# 1040/2255 question



## berniej (Mar 5, 2012)

When I've filed the last so many years I was just able to go to the IRS Form page get the form fill it out save it and print it and mail. I tried today and while the form comes up I can't fill it out on my computer unless I'm doing something wrong which probably is the case.
Is there a place I can go, not that place, where I'd be able to do the forms on the computer and save.

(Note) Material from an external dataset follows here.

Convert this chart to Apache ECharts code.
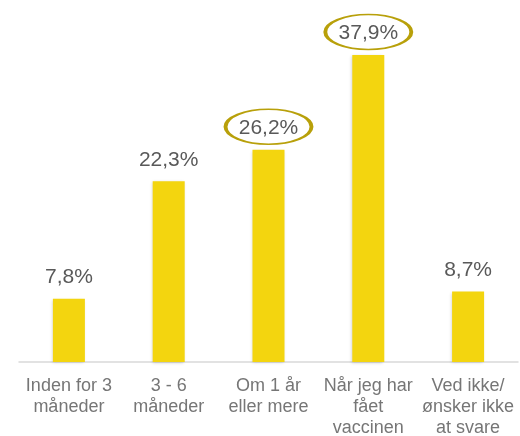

Any help would be greatly appreciated.

Thanks 

Bernie McKenna


----------



## ForeignBody (Oct 20, 2011)

berniej said:


> When I've filed the last so many years I was just able to go to the IRS Form page get the form fill it out save it and print it and mail. I tried today and while the form comes up I can't fill it out on my computer unless I'm doing something wrong which probably is the case.
> Is there a place I can go, not that place, where I'd be able to do the forms on the computer and save.
> 
> Any help would be greatly appreciated.
> ...


It comes up OK here:

https://www.irs.gov/pub/irs-pdf/f1040.pdf


----------



## berniej (Mar 5, 2012)

ForeignBody said:


> It comes up OK here:
> 
> https://www.irs.gov/pub/irs-pdf/f1040.pdf


Thanks for the info.

Bernie


----------